There has also been some confusion or a lack of clarity around section 13 which deals with a consumer’s right to select suppliers.
“13 Consumer’s right to select suppliers
- (1) A supplier must not require, as a condition of offering to supply or supplying any goods or services, or as a condition of entering into an agreement or transaction, that the consumer must –
- (a) purchase any other particular goods or services from that supplier;
- (b) enter into an additional agreement or transaction with the same supplier or a designated third party ; or
- (c) agree to purchase any particular goods or services from a designated third party,unless the supplier –
- (i) can show that the convenience to the consumer in having those goods or services bundled outweighs the limitation of the consumer’s right to choice;
- (ii) can show that the bundling of those goods or services results in economic benefit for consumer; or
- (iii) offers bundled goods or services separately and at individual prices.
- (2) Except to the extent that any other law provides otherwise, in any transaction between a franchisee and franchisor in terms of their franchise agreement, it is a defence to an allegation that the franchisor, as supplier to the franchisee, has contravened this section if any goods or services that the franchisee was required to purchase from or at the direction of the franchisor are reasonably related to the branded products or services that are the subject of the franchise agreement.”
Thus, if the supplier can essentially show that the convenience to the consumer in having those goods or services bundled, outweighs the limitation of the consumer’s right to choice, the relevant goods or services can be excluded. The same is applicable if the supplier can show that the bundling of those goods or services results in an economic benefit for consumers, or if the supplier offers bundled goods or services separately and at individual prices. The key issues appear to be around a convenience to the consumer and an economic benefit to the consumer. These can certainly be very broad and all encompassing terms. The franchisor is therefore advised to prepare broad and all encompassing justifications under the heading of convenience to the consumer and economic benefit to the consumer.

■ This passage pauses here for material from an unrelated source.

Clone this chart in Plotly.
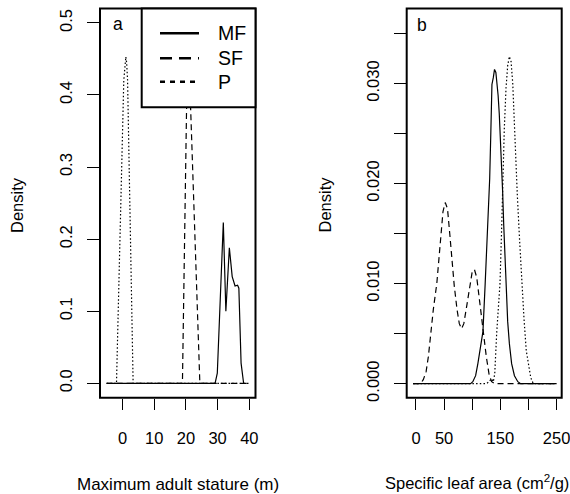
import plotly.graph_objects as go

W, H = 570, 494

# ---------------- data ----------------
# Panel a: maximum adult stature (m)
mf_a_x = [-5, 29.2, 29.9, 31.8, 32.6, 33.7, 34.6, 35.5, 36.3, 36.7, 37.4, 38.2]
mf_a_y = [0, 0, 0.014, 0.223, 0.100, 0.188, 0.148, 0.135, 0.136, 0.132, 0.028, 0]

sf_a_x = [-5, 18.9, 20.2, 20.85, 21.5, 24.4, 40]
sf_a_y = [0, 0, 0.38, 0.46, 0.38, 0, 0]

p_a_x = [-5, -1.9, 0.4, 0.75, 1.05, 1.3, 1.6, 3.35, 40]
p_a_y = [0, 0, 0.42, 0.445, 0.453, 0.445, 0.42, 0, 0]

# Panel b: specific leaf area (cm2/g)
mf_b_x = [-5, 97, 101, 106, 110, 114, 119, 123, 127, 131, 133, 135, 137.5,
          139.6, 142, 144, 146, 148, 150, 152, 154, 156, 158, 160, 163, 166,
          170, 175, 181, 186, 250]
mf_b_y = [0, 0, 0.0002, 0.0008, 0.0020, 0.0035, 0.0052, 0.0100, 0.0150, 0.0205,
          0.0250, 0.0299, 0.0306, 0.0314, 0.0311, 0.0302, 0.0288, 0.0270, 0.0248,
          0.0222, 0.0192, 0.0158, 0.0125, 0.0095, 0.0062, 0.0040, 0.0020, 0.0008,
          0.0002, 0, 0]

sf_b_x = [-5, 8, 13, 18, 22, 26, 31, 37, 44, 48, 52, 56, 60, 64, 68, 73, 77,
          81, 85, 90, 96, 100, 104, 108, 113, 117, 121, 125, 130, 134.5, 140, 250]
sf_b_y = [0, 0, 0.0004, 0.0012, 0.0027, 0.0050, 0.0075, 0.0100, 0.0150, 0.0172,
          0.0181, 0.0175, 0.0150, 0.0122, 0.0098, 0.0074, 0.0060, 0.0055, 0.0060,
          0.0077, 0.0100, 0.0112, 0.0114, 0.0106, 0.0083, 0.0064, 0.0050, 0.0027,
          0.0009, 0.0002, 0, 0]

p_b_x = [-5, 125, 130, 134, 137.5, 140, 143.4, 146.5, 149.3, 152, 154, 157, 160,
         163, 166, 169, 172, 176, 180, 184, 188, 192, 196, 200, 204, 208.5, 250]
p_b_y = [0, 0, 0.0002, 0.0005, 0.0002, 0.0010, 0.0050, 0.0075, 0.0100, 0.0150,
         0.0200, 0.0255, 0.0295, 0.0318, 0.0327, 0.0322, 0.0300, 0.0234, 0.0190,
         0.0145, 0.0100, 0.0065, 0.0033, 0.0017, 0.0006, 0, 0]

a_xticks = [0, 10, 20, 30, 40]
a_xlabels = ["0", "10", "20", "30", "40"]
a_yticks = [0, 0.1, 0.2, 0.3, 0.4, 0.5]
a_ylabels = ["0.0", "0.1", "0.2", "0.3", "0.4", "0.5"]
b_xticks = [0, 50, 150, 250]
b_xlabels = ["0", "50", "150", "250"]
b_xstep = 50
b_yticks = [0, 0.010, 0.020, 0.030]
b_ylabels = ["0.000", "0.010", "0.020", "0.030"]
b_ystep = 0.005

legend_names = ["MF", "SF", "P"]

# ---------------- styling ----------------
FONT = "Liberation Sans, Arial, sans-serif"
FS = 16.5
DASH = "6px,4px"
DOT = "1.5px,2.2px"
LW = 1.2


def px_x(p):
    return p / W


def px_y(p):
    return 1 - p / H


fig = go.Figure()

series = [
    ("x", "y", mf_a_x, mf_a_y, "solid"),
    ("x", "y", sf_a_x, sf_a_y, DASH),
    ("x", "y", p_a_x, p_a_y, DOT),
    ("x2", "y2", mf_b_x, mf_b_y, "solid"),
    ("x2", "y2", sf_b_x, sf_b_y, DASH),
    ("x2", "y2", p_b_x, p_b_y, DOT),
]
for xa, ya, xs, ys, dash in series:
    fig.add_trace(go.Scatter(x=xs, y=ys, mode="lines", xaxis=xa, yaxis=ya,
                             line=dict(color="black", width=LW, dash=dash),
                             showlegend=False, hoverinfo="skip"))

ydom = [px_y(397.7), px_y(8.5)]
common = dict(showgrid=False, zeroline=False, showline=False, ticks="outside",
              tickcolor="black", tickwidth=1.3, color="black", automargin=False,
              ticklabeloverflow="allow",
              tickfont=dict(family=FONT, size=FS, color="black"))

fig.update_layout(
    width=W, height=H,
    margin=dict(l=0, r=0, t=0, b=0, autoexpand=False),
    paper_bgcolor="white", plot_bgcolor="white",
    xaxis=dict(domain=[px_x(100), px_x(255.5)], range=[-7.1, 41.95],
               tickvals=a_xticks, ticktext=a_xlabels, ticklen=11,
               ticklabelstandoff=14, anchor="y", **common),
    yaxis=dict(domain=ydom, range=[-0.02, 0.52], tickvals=a_yticks,
               ticktext=a_ylabels, ticklen=12, tickangle=-90,
               ticklabelstandoff=8, anchor="x", **common),
    xaxis2=dict(domain=[px_x(406.7), px_x(561.7)], range=[-16.5, 259],
                tickvals=b_xticks, ticktext=b_xlabels, ticklen=11,
                ticklabelstandoff=14, anchor="y2",
                minor=dict(tick0=0, dtick=b_xstep, ticks="outside", ticklen=11,
                           tickwidth=1.3, tickcolor="black"),
                **common),
    yaxis2=dict(domain=ydom, range=[-0.0014, 0.03749], tickvals=b_yticks,
                ticktext=b_ylabels, ticklen=12, tickangle=-90,
                ticklabelstandoff=8, anchor="x2",
                minor=dict(tick0=0, dtick=b_ystep, ticks="outside", ticklen=12,
                           tickwidth=1.3, tickcolor="black"),
                **common),
)

# plot boxes
for xr, yr in (("x domain", "y domain"), ("x2 domain", "y2 domain")):
    fig.add_shape(type="rect", xref=xr, yref=yr, x0=0, x1=1, y0=0, y1=1,
                  line=dict(color="black", width=2), fillcolor="rgba(0,0,0,0)",
                  layer="above")

# legend box (opaque) in panel a
fig.add_shape(type="rect", xref="paper", yref="paper",
              x0=px_x(141.7), x1=px_x(255.5), y0=px_y(107.3), y1=px_y(8.5),
              line=dict(color="black", width=2), fillcolor="white", layer="above")
leg_y = [33.3, 58.3, 81.7]
leg_dash = ["solid", "12px,7px", "5px,5px"]
for name, yy, dd in zip(legend_names, leg_y, leg_dash):
    fig.add_shape(type="line", xref="paper", yref="paper",
                  x0=px_x(160), x1=px_x(199), y0=px_y(yy), y1=px_y(yy),
                  line=dict(color="black", width=2.5, dash=dd), layer="above")
    fig.add_annotation(text=name, xref="paper", yref="paper", x=px_x(216),
                       y=px_y(yy), xanchor="left", yanchor="middle",
                       showarrow=False,
                       font=dict(family=FONT, size=19.5, color="black"))

# panel letters
fig.add_annotation(text="a", xref="paper", yref="paper", x=px_x(118), y=px_y(24),
                   xanchor="center", yanchor="middle", showarrow=False,
                   font=dict(family=FONT, size=FS + 1, color="black"))
fig.add_annotation(text="b", xref="paper", yref="paper", x=px_x(422), y=px_y(25),
                   xanchor="center", yanchor="middle", showarrow=False,
                   font=dict(family=FONT, size=FS + 1, color="black"))

# axis titles
for xx in (17, 324.5):
    fig.add_annotation(text="Density", xref="paper", yref="paper", x=px_x(xx),
                       y=px_y(205), xanchor="center", yanchor="middle",
                       textangle=-90, showarrow=False,
                       font=dict(family=FONT, size=FS, color="black"))
fig.add_annotation(text="Maximum adult stature (m)", xref="paper", yref="paper",
                   x=px_x(178), y=px_y(484), xanchor="center", yanchor="middle",
                   showarrow=False, font=dict(family=FONT, size=17, color="black"))
fig.add_annotation(text="Specific leaf area (cm<sup>2</sup>/g)", xref="paper",
                   yref="paper", x=px_x(477), y=px_y(482), xanchor="center",
                   yanchor="middle", showarrow=False,
                   font=dict(family=FONT, size=FS, color="black"))

fig.write_html("out.html", post_script="document.body.style.margin='0';",
               config={"displayModeBar": False})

Further, there is a defence available to the franchisor. In the event there is an allegation that the franchisor has contravened this section, if the franchisor is able to show that the relevant goods or services “are reasonably related to the branded products or services that are the subject of franchise agreement”, difficulties will be avoided. The phrase “reasonably related to the branded products or services” is certainly not entirely clear. The phrase “reasonably related” is not specific and nor are the concepts of “branded products” or “branded services”. There is certainly a range in some franchised outlets of the products sold and services rendered. Certain products may be very close to and core to brand of that franchise, whereas other products also sold by that specific franchised outlet may be found in most similar or competing business, such as certain leading branded beverages. Franchisors are therefore advised to prepare broad justifications in relation to their products and/or services so as to, wherever possible and appropriate include any such products and/or services within this defence, failing which the franchisor will not be able to insist that the relevant products or services be obtained from it or nominated or approved suppliers.
It is not clear when opportunities will arise to make representations regarding the updating of, at least the Regulations and possibly the Act. It is however envisaged that the CPA and its Regulations will be in operation for a few years before any opportunity will arise to update the Act and/or the Regulations.